Archivmeldung vom 21.04.2007

Bitte beachten Sie, dass die Meldung den Stand der Dinge zum Zeitpunkt ihrer Veröffentlichung am 21.04.2007 wiedergibt. Eventuelle in der Zwischenzeit veränderte Sachverhalte bleiben daher unberücksichtigt.

Freigeschaltet durch Jens Brehl

Der alte Mann geht, jüngere Politiker drängen an die Macht. Die Ära des 74-jährigen Jacques Chirac endet am Abend des 6. Mai, wenn die Schlussrunde in der französischen Präsidentschaftswahl den Sieger - Nicolas Sarkozy - oder die Siegerin - Ségolène Royal - ermittelt hat.

Zwölf Jahre lang der erste Mann im Staat, mit einer Machtfülle wie der US-amerikanische Staatschef, dies hat Frankreich geprägt. Nicht in der Tiefe, sondern an der Oberfläche mit überhasteten Reformen und mit Flick-werk in den hochdefizitären Sozialsystemen.

Das wollte Chirac: Den breiter werdenden Spalt zwischen Arm und Reich, dem Besitzbürgertum und den unteren Mittelschichten verringern. Seine Wahl 1995 verdankte er vor allem dem Versprechen, den Bruch in der Gesellschaft zu kitten. Manche sahen in Chirac einen verkappten Sozialdemokraten. Doch weit kam er nicht. Als die Gewerkschaften gegen soziale Veränderungen, die die Regierung Alain Juppé vorschlug, auf die Straße gingen, zogen beide das Vorhaben zurück. Eine hastig angesetzte Parlamentswahl verlor Chirac, fünf Jahre Cohabitation, eine Koalition mit den Sozialisten, folgten. Negativ wirkten sich Justizuntersuchungen über Korruption im Pariser Rathaus aus. Dessen Chef war Chirac und zwar 17 Jahre lang.

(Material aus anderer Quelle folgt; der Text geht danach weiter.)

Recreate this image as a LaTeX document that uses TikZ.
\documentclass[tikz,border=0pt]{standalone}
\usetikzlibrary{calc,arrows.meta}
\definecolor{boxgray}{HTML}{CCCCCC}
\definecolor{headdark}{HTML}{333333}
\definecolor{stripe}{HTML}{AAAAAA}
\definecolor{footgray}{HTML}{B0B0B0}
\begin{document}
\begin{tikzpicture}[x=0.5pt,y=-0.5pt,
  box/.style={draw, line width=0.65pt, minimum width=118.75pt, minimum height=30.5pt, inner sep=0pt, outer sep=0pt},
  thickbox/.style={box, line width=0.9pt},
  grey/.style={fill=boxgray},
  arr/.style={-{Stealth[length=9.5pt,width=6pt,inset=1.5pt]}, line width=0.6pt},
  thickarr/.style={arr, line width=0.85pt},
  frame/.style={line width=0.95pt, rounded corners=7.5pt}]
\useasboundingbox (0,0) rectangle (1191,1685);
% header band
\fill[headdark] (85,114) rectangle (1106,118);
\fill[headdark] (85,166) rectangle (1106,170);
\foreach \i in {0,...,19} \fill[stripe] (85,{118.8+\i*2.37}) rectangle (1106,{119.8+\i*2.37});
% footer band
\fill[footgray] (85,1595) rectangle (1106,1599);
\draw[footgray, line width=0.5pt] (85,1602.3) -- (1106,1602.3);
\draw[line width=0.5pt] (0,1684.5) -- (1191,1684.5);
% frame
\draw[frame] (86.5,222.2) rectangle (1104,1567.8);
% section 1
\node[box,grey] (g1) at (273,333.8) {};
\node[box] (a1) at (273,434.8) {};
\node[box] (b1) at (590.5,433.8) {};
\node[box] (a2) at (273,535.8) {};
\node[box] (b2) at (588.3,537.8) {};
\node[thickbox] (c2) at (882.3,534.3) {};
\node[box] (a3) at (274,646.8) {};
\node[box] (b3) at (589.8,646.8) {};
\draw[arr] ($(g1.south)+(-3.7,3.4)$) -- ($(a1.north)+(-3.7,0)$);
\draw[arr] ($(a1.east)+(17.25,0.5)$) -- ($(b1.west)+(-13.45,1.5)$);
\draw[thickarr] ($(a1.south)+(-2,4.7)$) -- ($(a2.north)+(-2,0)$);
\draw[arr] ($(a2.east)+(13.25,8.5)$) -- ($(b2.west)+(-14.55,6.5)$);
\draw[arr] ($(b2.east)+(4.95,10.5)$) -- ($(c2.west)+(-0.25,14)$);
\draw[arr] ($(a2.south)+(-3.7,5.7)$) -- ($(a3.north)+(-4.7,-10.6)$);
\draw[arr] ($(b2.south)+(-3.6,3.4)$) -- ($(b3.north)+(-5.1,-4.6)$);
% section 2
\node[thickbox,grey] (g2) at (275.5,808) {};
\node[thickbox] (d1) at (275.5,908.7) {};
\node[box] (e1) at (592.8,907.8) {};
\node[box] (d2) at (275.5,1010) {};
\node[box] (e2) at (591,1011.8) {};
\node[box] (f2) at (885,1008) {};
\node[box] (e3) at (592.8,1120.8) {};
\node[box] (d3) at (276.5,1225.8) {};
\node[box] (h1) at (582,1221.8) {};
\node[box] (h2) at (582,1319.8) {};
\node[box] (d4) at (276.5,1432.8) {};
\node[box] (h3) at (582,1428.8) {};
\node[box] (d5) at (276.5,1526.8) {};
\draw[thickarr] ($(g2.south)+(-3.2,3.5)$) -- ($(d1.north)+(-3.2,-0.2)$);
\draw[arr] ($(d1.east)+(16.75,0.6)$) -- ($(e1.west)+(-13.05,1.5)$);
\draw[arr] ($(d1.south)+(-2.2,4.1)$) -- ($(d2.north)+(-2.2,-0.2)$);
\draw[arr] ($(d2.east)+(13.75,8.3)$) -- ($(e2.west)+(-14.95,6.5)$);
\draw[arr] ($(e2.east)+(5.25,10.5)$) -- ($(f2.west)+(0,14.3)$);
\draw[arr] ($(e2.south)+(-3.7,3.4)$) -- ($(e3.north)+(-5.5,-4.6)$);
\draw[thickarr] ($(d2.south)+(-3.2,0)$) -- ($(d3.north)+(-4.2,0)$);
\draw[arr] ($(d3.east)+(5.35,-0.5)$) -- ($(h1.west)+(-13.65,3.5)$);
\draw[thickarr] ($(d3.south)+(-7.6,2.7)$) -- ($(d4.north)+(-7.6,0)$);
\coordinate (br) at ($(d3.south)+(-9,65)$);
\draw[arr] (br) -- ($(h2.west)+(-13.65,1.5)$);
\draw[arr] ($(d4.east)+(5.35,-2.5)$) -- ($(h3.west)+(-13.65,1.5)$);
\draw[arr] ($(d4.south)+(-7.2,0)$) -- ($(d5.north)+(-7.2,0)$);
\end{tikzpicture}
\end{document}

Von fiktiven Jobs, Schwarzgeld und illegaler Parteienfinanzierung war die Rede. Aber Chirac konnte als Zeu-ge nicht vorgeladen werden, weil er als Präsident die Immunität beanspruchte.

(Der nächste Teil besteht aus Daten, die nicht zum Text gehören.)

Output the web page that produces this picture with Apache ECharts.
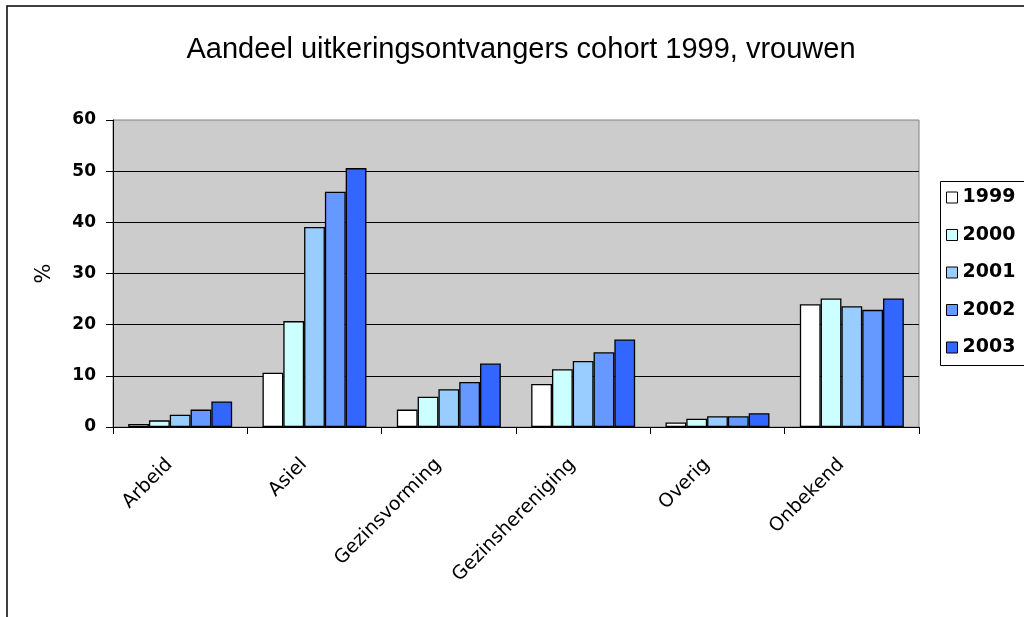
<!DOCTYPE html>
<html>
<head>
<meta charset="utf-8">
<script src="https://cdn.jsdelivr.net/npm/echarts@6/dist/echarts.min.js"></script>
<style>html,body{margin:0;padding:0;background:#fff}#c{width:1024px;height:617px}</style>
</head>
<body>
<div id="c"></div>
<script>
var categories = ['Arbeid', 'Asiel', 'Gezinsvorming', 'Gezinshereniging', 'Overig', 'Onbekend'];
var years = ['1999', '2000', '2001', '2002', '2003'];
var v1999 = [0.6, 10.6, 3.4, 8.4, 0.9, 24.0];
var v2000 = [1.3, 20.7, 5.9, 11.3, 1.6, 25.1];
var v2001 = [2.4, 39.1, 7.4, 12.9, 2.1, 23.6];
var v2002 = [3.4, 46.0, 8.8, 14.6, 2.1, 22.9];
var v2003 = [5.0, 50.6, 12.4, 17.1, 2.7, 25.1];
var yTicks = [0, 10, 20, 30, 40, 50, 60];
var titleText = 'Aandeel uitkeringsontvangers cohort 1999, vrouwen';
var yName = '%';

var colors = ['#FFFFFF', '#CCFFFF', '#99CCFF', '#6699FF', '#3366FF'];
var seriesValues = [v1999, v2000, v2001, v2002, v2003];

var chart = echarts.init(document.getElementById('c'), null, {renderer: 'canvas'});
var series = years.map(function (y, i) {
  return {
    name: y,
    type: 'bar',
    data: seriesValues[i],
    barGap: '0%',
    barCategoryGap: '22.6%',
    itemStyle: {color: colors[i], borderColor: '#000', borderWidth: 1.3},
    emphasis: {disabled: true}
  };
});

chart.setOption({
  animation: false,
  backgroundColor: '#fff',
  title: {
    text: titleText,
    left: 516,
    top: 30,
    textAlign: 'center',
    textStyle: {fontFamily: 'Liberation Sans', fontWeight: 'normal', fontSize: 29, color: '#000'}
  },
  graphic: [
    {type: 'rect', shape: {x: 7, y: 6, width: 1100, height: 700}, style: {fill: 'none', stroke: '#000', lineWidth: 1.5}, silent: true, z: 100},
    {type: 'rect', shape: {x: 940.5, y: 181.5, width: 100, height: 184}, style: {fill: 'none', stroke: '#000', lineWidth: 1}, silent: true, z: 100}
  ],
  legend: {
    orient: 'vertical',
    left: 941,
    top: 183,
    itemWidth: 11,
    itemHeight: 11,
    itemGap: 18.5,
    icon: 'rect',
    itemStyle: {borderColor: '#000', borderWidth: 1},
    textStyle: {fontFamily: 'DejaVu Sans', fontWeight: 'bold', fontSize: 19, color: '#000', lineHeight: 19},
    data: years
  },
  grid: {
    left: 113, right: 105, top: 120, bottom: 190,
    show: true, backgroundColor: '#CCCCCC', borderColor: '#808080', borderWidth: 1
  },
  xAxis: {
    type: 'category',
    data: categories,
    axisLine: {lineStyle: {color: '#000', width: 1}},
    axisTick: {show: true, length: 7, lineStyle: {color: '#000'}},
    axisLabel: {interval: 0, rotate: 45, margin: 24, padding: [0, 15, 0, 0], fontFamily: 'DejaVu Sans', fontSize: 19, color: '#000'}
  },
  yAxis: {
    type: 'value',
    min: 0, max: 60, interval: 10,
    name: yName,
    nameLocation: 'middle',
    nameGap: 58,
    nameRotate: 90,
    nameTextStyle: {fontFamily: 'DejaVu Sans', fontSize: 21, color: '#000'},
    axisLine: {show: true, lineStyle: {color: '#000', width: 1}},
    axisTick: {show: true, length: 7, lineStyle: {color: '#000'}},
    axisLabel: {
      margin: 17,
      fontFamily: 'DejaVu Sans', fontWeight: 'bold', fontSize: 17, color: '#000',
      formatter: function (v) { return yTicks.indexOf(v) >= 0 ? String(v) : ''; }
    },
    splitLine: {show: true, showMaxLine: false, lineStyle: {color: '#000', width: 1}}
  },
  series: series
});
</script>
</body>
</html>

In der Außenpolitik konnte der Staatschef dagegen punkten. Chirac sprach sich gegen den Irakkrieg von George W. Bush aus. Seine Voraussage eines furchtbaren Chaos in Bagdad hat sich bewahrheitet. Er hatte seinen Freund Gerhard Schröder zur 60-Jahr-Feier der Landung der Alliierten in der Normandie eingeladen - was keine Selbstverständlichkeit war. Mutig war auch, vor aller Welt dem französischen Staat eine Mitschuld an der Verhaftung französischer Juden in den dunklen Jahren des Holocaust zu geben. Nach dem gescheiterten EU-Referendum zum Verfassungstext 2005 in Frankreich verzichtete Chirac jedoch auf jede Initiative. Angela Merkel ist es nun überlassen, das Europaschiff wieder flottzumachen. Ob ein Präsident Sarkozy mehr Glück hat, wenn er einen abgespeckten Verfassungsentwurf vor das französische Parlament bringt - also kein Referendum -, wird sich zeigen. Die Sozialistin Royal würde dagegen abermals eine Volksbefragung ansetzen, ebenso wie auch der Liberale François Bayrou.

Doch im Juni ist in Frankreich noch Parlamentswahl, also bleibt die politische Abwarteposition bestehen. Bundeskanzlerin Merkel wird die Europapolitik wohl allein ankurbeln müssen. Dass Paris bis zum Herbst in der EU-Politik aktiv sein wird, ist ungewiss. Chirac scheidet als ein Freund der Deutschen. Ob "Sarko" oder "Sego" das fortsetzen, wird sich erst zeigen müssen.